The cake was baked and purchased a week ago for a graduation party. The party has come and gone and so have those friends for which the cake was made.
I remember when our friendship was new. Like the icing, it was enticing. We were just getting to know each other then, so every moment was precious. Every moment was sweet.
It was once moist too. Our friendship had been moist at one point. No one had hardened to anyone else. We were all vulnerable, open, ready to crumble. And willing. It was like we were each asking for someone to stick a fork into our individual lives, to divide it and figure out what each was filled with. What makes you you? What makes me me? How are we different? And what do I like about you?
There was a message on the cake that looked permanent. Written with frosting, the word “Congratulations.” Embroidering the edges, blue and green flowers. But they are broken into. Those images that took so long to create. The picture that intended to live on. The message appearing to be unchanging, until we each took a slice. To partake, the picture must be broken. The flower must be cut, the message disconnected. And time will make the edges harden.
It was excitement that made our hearts tender, and the anticipation of friendship. The romance of it. The freshness. And then we realize that people grow and change and make mistakes. And people will disappoint because people cannot be perfect. And we grow apart. This piece from that one. This other from that. Until we are separate pieces, hardening on the outside.
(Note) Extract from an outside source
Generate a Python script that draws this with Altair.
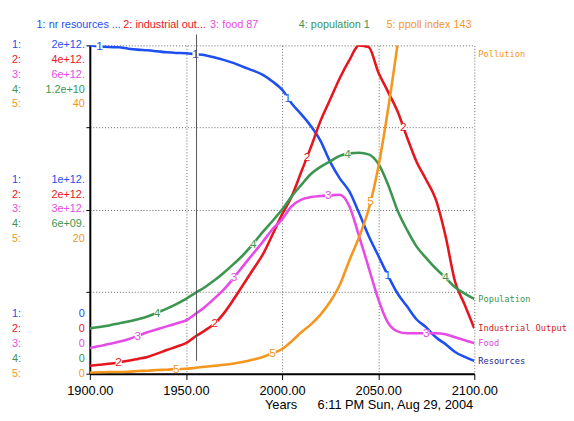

I wanted to enjoy a piece of this cake today, but I noticed that mold had been growing. A green circle I thought may have been a stray pedal turned out to be the beginnings of a bacterial outbreak. Nature is changing the cake. Nature is reminding me that we cannot stay the same, and that it’s better this way.
How absolutely unnatural is it for a cake to remain the same?! It’s like a Twinkie in its wrapper; how will you know when it’s fresh? Fake friendships are like this overly processed, chemically complicated Twinkie cake. It is unoriginal and predictable, unnaturally enhanced and not really all that good for you. But our friendship has been made from the finest stuff, from things that expire and change.
I’m glad I’m not the same today as yesterday. I’m glad you aren’t either. I’m glad that when I cut deeper, I saw how we were different. I’m glad to know that our time together in college was real. We did not smooth over fractures, sever off the hard parts. We realized that we can grow apart, go our separate ways, all the while remembering when we were one whole cake.
aww David this makes me so sad but its so great at the same time, bitter sweet I guess. I never looked at change this way, you are a very taleted writer and you will ALWAYS be my friend!!